Far more frequent were complaints about shoddy treatment by Westminster.

“Our efforts at compromise have instead been met with a brick wall of intransigence. The language of partnership has gone, completely.”

As an example of that broken relationship, she cited the Prime Minister’s imminent announcement on the triggering of Article 50.

Despite Theresa May saying she wanted a UK-wide approach to Brexit, Ms Sturgeon was still in the dark about the timing, even though it might be just 24 hours away.

Confidently cracking jokes with her audience, the First Minister deftly pulled the rug from under Mrs May’s announcement, while making it synonymous with Scotland's future.

She also avoided the partisan atmosphere of this week’s SNP conference in Aberdeen.

Instead of speaking against a sea of giant foam hands, she made the most of her official residence, insisting she was acting in Scotland’s interests not merely playing to her party’s rank and file.

Asking the Scottish Parliament’s consent next week about a transfer of referendum powers will continue that restrained approach.

But there remained gaping holes in the case for independence, most familiar from 2014.

Time and again, she said voters would be able to make “an informed choice” when they went to the polls.

But asked which currency an independent Scotland would use, she said “all in good time”.

That is unlikely to convert any No voters suspicious of the SNP’s fiscal credentials.

Despite Ms Sturgeon saying she had a clear mandate for a referendum derived from the Brexit vote, she also failed to say such a referendum would reverse Brexit.

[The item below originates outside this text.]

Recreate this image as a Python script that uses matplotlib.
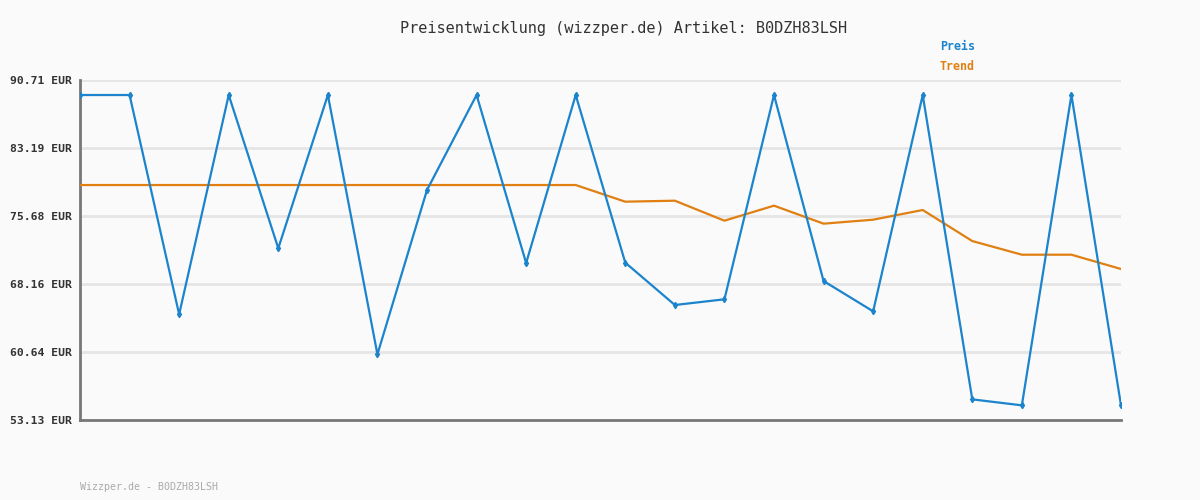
import matplotlib.pyplot as plt
import numpy as np

# price history
preis = [89.05, 89.05, 64.81, 89.05, 72.11, 89.05, 60.39, 78.55, 89.05, 70.48, 89.05,
         70.52, 65.84, 66.47, 89.05, 68.49, 65.14, 89.05, 55.41, 54.75, 89.05, 54.75]
trend = [79.10, 79.10, 79.10, 79.10, 79.10, 79.10, 79.10, 79.10, 79.10, 79.10, 79.10,
         77.26, 77.37, 75.16, 76.82, 74.83, 75.27, 76.34, 72.91, 71.40, 71.40, 69.82]
y_ticks = [53.13, 60.64, 68.16, 75.68, 83.19, 90.71]

title = "Preisentwicklung (wizzper.de) Artikel: B0DZH83LSH"
footer = "Wizzper.de - B0DZH83LSH"

blue = "#1b84cc"
orange = "#e07f12"
bg = "#fafafa"
mono = "DejaVu Sans Mono"

fig = plt.figure(figsize=(12, 5), dpi=100, facecolor=bg)
ax = fig.add_axes([80 / 1200, 80 / 500, 1041 / 1200, 340 / 500], facecolor=bg)

x = np.arange(len(preis))
ax.plot(x, trend, color=orange, lw=1.6, zorder=3)
ax.plot(x, preis, color=blue, lw=1.6, marker="d", ms=3.2, mec=blue, mfc=blue, zorder=4)

ax.set_xlim(0, len(preis) - 1)
ax.set_ylim(y_ticks[0], y_ticks[-1])
ax.set_yticks(y_ticks)
ax.set_yticklabels([f"{v:.2f} EUR" for v in y_ticks], fontfamily=mono, fontsize=8.2,
                   fontweight="bold", color="#333333")
ax.set_xticks([])
ax.tick_params(axis="y", length=0, pad=6)
ax.grid(axis="y", color="#e5e5e5", lw=2)
ax.set_axisbelow(True)

for side in ["top", "right"]:
    ax.spines[side].set_visible(False)
for side in ["left", "bottom"]:
    ax.spines[side].set_color("#777777")
    ax.spines[side].set_linewidth(2)

fig.text(624 / 1200, 1 - 28 / 500, title, ha="center", va="center", fontfamily=mono,
         fontsize=11, color="#333333")
fig.text(940 / 1200, 1 - 47 / 500, "Preis", ha="left", va="center", fontfamily=mono,
         fontsize=8.4, fontweight="bold", color=blue)
fig.text(940 / 1200, 1 - 67 / 500, "Trend", ha="left", va="center", fontfamily=mono,
         fontsize=8.4, fontweight="bold", color=orange)
fig.text(80 / 1200, 1 - 487 / 500, footer, ha="left", va="center", fontfamily=mono,
         fontsize=7.2, color="#aaaaaa")

fig.savefig("out.png", dpi=100, facecolor=bg)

Instead, there would be a new relationship with Europe different to the rest of the UK - implying economic or physical borders - but details would have to wait.

It will be hard to argue that Scotland being dragged out the EU demands a referendum, but a Yes vote will not necessarily return Scotland to the EU.

One reason for caution is that a third of SNP supporters voted Leave in 2016, and the party needs to keep them to win next time.

EU or single market membership also means freedom of movement, so immigration, which was peripheral to the 2014 debate, could be integral to a second plebiscite.

The SNP knows EU-style open migration is as unpopular in Scotland as in England.

Hence Ms Sturgeon’s inclusion of numerous other arguments in favour of independence to dilute the EU dimension - the democratic deficit, being ignored, possible Tory rule to 2030, and the recurring question of what kind of country Scotland should become.

Economic questions also loom large.

The recent confirmation by Andrew Wilson, chair of the SNP’s Growth Commission, that oil revenue is now assumed to be zero after independence, means the country could start life outside the UK with a deficit around 10 per cent, the level the UK last faced after the 2008 Crash then reduced during years of painful austerity.

As Paul Johnson of the IFS pointed out yesterday, public spending in the Scotland is also £1000 a head higher in Scotland than the rest of the UK.

Addressing a raging deficit while trying to fund above average spending with average tax revenue could mean deep cuts, big tax rises, or some of each.

The weather may have been set fair for Ms Sturgeon's announcement, but there are surely storms and squalls ahead.